While the other PCs cleaned up uptop, the paladin successfully solo-ed the now-bloodied Aspect, but (at the behest of the invoker) only knocked it unconscious (and then used his Marshal of Letherna daily utility to prevent any regeneration that might let it come back to consciousness). The invoker then came down and used an Undead Ward ritual, with the Aspect as a focus, to try and sever the connection between Vecna and his Eye. This was successful (between stats, feats and Sage of Ages the character has bonuses of around +40 to most of his ritual checks), so the imp came back to life, still powered up by the Eye but no longer subject to Vecna's influence.
 

Lanefan

Victoria Rules
Are you sure they arent hovering over characters heads in glowing red letters?
No, that's just the 21st-century version of the PC / NPC forehead stickers. :)
Somebody seems to demand this change... they "require" it because if the game isn't that way it is nonsensical inconsistency
Exactly.
and they want it elaborated why every single time. With many paragraphs if possible to not miss anything because you know imagination isn't good enough.
Imagination is great. It's why we do this.

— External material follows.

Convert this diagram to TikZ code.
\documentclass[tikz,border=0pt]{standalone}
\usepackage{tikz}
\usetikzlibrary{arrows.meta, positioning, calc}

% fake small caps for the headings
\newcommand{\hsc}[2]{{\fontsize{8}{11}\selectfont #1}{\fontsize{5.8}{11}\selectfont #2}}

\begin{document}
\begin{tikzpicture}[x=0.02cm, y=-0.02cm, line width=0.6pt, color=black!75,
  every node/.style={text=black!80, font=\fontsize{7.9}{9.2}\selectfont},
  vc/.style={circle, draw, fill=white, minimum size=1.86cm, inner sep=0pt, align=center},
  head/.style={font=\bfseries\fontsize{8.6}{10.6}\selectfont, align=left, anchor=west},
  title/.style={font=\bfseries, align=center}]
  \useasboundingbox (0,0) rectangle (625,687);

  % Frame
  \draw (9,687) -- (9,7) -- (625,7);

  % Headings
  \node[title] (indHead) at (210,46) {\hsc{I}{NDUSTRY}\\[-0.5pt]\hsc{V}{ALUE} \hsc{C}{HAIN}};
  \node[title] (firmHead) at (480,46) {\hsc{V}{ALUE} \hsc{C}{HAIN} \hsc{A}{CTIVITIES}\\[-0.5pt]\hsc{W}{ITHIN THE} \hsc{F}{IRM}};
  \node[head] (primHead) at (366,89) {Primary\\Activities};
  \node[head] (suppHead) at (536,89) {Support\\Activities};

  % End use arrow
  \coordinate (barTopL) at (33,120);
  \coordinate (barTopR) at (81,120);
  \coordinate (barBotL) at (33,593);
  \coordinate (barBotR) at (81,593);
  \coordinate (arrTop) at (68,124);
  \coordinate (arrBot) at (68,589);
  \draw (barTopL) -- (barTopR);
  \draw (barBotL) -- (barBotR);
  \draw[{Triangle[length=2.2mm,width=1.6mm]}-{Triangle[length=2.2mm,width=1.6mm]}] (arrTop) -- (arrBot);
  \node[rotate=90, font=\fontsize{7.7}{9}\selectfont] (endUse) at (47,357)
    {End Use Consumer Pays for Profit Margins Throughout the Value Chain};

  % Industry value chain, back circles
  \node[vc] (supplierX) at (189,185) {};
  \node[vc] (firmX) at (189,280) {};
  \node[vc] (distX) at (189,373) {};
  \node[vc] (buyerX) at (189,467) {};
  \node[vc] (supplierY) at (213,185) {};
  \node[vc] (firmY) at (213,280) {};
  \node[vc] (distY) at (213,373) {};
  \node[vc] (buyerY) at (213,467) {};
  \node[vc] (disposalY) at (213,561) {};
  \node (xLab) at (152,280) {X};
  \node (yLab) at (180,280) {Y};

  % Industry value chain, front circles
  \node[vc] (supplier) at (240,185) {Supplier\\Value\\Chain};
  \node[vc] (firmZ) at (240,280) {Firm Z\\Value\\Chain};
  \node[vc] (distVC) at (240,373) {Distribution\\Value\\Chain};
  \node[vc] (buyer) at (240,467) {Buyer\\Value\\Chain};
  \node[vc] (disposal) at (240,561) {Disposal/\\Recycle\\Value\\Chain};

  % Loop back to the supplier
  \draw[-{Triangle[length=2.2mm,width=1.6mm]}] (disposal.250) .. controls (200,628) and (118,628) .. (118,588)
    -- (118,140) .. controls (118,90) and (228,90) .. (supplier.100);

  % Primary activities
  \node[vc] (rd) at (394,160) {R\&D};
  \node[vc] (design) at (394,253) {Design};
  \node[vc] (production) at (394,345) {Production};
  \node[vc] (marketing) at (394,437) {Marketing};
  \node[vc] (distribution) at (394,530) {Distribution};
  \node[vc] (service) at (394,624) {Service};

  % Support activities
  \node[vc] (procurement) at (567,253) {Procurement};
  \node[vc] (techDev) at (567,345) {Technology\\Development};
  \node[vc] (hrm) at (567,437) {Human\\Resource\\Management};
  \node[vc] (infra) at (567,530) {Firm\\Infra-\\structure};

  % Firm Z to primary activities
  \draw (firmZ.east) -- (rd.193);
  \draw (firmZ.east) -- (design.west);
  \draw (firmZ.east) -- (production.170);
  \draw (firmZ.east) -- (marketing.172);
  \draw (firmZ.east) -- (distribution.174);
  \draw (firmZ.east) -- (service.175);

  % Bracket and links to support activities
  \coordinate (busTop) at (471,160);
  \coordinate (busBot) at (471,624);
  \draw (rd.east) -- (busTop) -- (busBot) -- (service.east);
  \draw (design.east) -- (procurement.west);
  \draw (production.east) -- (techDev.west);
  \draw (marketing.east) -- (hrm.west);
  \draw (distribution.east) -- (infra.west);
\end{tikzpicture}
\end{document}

However, in a typical RPG we're also trying to build a setting that's solid and consistent enough and has enough integrity that players can run their characters in it without fear of things not working in the setting physics (and yes, magic is 100% a part of a setting's physics) the same as they did in-game yesterday.
Flexibility is verboten
The type of flexibility you seem to be after where things are not elaborated and thus can change on a whim, yes. If my character does magical action X today and repeats the same action tomorrow, the same result should occur, much as if my character did physical action Y today and then repeated it tomorrow.

Expand that a step: if two characters are equally capable of doing some action and both character A and character B do it, the same result should occur for each one, right?

Now expand that to the setting as a whole.

Without this sort of consistency, in the fiction you've got Calvinball and at the table you've got a whole lot of very needless and avoidable arguments.